Stored dataset items:
□ □ □ □ □
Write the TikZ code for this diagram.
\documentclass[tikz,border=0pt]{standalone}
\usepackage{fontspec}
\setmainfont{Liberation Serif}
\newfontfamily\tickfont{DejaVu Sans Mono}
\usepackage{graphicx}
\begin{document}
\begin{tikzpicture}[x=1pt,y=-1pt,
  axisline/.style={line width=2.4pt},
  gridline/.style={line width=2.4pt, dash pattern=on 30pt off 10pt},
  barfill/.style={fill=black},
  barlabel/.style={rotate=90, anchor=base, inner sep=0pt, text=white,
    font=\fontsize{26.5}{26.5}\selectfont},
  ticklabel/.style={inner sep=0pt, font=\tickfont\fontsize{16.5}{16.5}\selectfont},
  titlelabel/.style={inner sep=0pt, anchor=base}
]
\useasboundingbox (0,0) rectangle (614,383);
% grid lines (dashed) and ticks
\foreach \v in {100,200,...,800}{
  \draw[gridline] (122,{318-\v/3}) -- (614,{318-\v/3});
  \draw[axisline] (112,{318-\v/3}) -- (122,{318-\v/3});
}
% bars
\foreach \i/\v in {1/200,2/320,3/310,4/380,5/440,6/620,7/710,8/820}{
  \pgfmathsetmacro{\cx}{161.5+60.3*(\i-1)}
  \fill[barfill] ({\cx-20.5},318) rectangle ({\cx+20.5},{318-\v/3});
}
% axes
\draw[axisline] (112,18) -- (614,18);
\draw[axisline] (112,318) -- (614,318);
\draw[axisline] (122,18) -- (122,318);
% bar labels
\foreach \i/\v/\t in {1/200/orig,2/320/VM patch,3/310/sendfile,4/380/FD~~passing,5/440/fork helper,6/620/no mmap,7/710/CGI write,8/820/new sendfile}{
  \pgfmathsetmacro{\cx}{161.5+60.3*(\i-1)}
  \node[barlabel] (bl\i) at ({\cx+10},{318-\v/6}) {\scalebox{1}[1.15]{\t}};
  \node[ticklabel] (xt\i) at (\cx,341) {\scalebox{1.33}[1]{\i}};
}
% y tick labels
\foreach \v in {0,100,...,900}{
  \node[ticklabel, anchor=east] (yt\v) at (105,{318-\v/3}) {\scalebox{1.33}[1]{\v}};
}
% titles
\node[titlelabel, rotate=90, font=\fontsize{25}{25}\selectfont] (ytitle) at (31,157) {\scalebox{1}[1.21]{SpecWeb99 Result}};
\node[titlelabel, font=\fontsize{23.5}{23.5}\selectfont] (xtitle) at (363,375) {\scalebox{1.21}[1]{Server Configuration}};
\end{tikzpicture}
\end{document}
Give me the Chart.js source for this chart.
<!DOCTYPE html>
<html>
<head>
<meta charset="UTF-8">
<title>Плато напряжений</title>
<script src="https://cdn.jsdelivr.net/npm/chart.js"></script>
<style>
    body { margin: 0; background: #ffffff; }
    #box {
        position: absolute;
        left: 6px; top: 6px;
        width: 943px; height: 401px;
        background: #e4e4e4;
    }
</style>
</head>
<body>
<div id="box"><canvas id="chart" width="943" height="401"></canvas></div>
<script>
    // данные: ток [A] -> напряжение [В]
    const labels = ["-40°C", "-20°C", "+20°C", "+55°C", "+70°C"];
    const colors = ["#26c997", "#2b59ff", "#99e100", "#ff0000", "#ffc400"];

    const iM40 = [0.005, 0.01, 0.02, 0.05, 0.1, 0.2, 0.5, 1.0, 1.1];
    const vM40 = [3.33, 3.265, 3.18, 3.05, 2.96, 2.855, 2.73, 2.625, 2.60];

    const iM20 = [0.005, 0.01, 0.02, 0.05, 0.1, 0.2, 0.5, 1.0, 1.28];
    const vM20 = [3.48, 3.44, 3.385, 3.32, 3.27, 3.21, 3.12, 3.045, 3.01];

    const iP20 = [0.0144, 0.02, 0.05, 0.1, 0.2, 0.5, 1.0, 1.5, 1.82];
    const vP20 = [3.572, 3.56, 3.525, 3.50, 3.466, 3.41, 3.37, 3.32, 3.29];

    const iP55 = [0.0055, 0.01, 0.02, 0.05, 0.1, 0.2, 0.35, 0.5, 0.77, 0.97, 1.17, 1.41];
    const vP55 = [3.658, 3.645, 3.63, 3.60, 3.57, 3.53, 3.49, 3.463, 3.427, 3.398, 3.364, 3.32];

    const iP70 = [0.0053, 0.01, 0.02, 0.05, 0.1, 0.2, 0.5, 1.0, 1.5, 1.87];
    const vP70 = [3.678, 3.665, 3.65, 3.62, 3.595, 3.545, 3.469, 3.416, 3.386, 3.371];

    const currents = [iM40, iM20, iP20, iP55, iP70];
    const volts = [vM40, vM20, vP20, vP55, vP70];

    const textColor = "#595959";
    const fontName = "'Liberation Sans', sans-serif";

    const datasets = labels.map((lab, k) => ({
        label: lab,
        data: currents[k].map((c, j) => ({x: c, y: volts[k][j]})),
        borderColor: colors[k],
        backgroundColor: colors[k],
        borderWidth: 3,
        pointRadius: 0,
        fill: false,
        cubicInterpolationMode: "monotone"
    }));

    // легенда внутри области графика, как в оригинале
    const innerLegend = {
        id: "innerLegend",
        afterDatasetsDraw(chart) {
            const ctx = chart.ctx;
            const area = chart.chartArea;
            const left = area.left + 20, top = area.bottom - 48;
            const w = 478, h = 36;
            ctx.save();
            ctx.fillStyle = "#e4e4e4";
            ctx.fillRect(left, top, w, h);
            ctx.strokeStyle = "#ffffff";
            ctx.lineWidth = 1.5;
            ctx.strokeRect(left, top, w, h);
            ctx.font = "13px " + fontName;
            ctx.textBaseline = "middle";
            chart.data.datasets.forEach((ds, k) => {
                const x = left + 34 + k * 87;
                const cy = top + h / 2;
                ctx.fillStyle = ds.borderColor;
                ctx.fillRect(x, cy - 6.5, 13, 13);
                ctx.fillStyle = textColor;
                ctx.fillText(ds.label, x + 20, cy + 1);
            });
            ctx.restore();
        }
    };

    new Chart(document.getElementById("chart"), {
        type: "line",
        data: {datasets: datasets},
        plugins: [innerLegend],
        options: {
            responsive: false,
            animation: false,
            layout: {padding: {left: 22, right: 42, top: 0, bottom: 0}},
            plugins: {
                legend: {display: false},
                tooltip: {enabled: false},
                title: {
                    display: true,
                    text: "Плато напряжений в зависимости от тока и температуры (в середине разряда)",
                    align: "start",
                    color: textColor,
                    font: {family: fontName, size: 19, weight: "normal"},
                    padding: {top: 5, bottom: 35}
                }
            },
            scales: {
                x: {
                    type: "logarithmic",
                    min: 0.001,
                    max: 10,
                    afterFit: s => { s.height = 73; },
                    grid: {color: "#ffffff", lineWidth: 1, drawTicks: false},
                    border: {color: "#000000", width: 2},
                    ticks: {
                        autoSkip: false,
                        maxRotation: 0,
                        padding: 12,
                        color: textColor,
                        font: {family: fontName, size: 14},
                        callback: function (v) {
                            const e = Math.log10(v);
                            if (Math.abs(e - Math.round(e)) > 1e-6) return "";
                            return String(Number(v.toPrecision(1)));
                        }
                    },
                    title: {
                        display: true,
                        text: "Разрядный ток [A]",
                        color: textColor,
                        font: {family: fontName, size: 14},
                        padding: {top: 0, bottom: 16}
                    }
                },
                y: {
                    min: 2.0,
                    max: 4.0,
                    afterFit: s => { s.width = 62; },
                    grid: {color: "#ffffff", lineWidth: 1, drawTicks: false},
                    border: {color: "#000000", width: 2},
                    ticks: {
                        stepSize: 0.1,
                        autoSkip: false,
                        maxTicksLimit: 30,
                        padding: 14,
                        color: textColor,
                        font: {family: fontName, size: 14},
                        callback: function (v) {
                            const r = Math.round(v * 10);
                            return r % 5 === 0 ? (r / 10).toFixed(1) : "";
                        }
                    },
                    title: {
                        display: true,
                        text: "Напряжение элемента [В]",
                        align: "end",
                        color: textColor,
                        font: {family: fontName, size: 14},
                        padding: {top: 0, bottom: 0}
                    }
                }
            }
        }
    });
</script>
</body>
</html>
□ □ □ □ □
Gather, from the listing above, every line carrying the word "this".

▸ Complete output:
Write the TikZ code for this diagram.
Give me the Chart.js source for this chart.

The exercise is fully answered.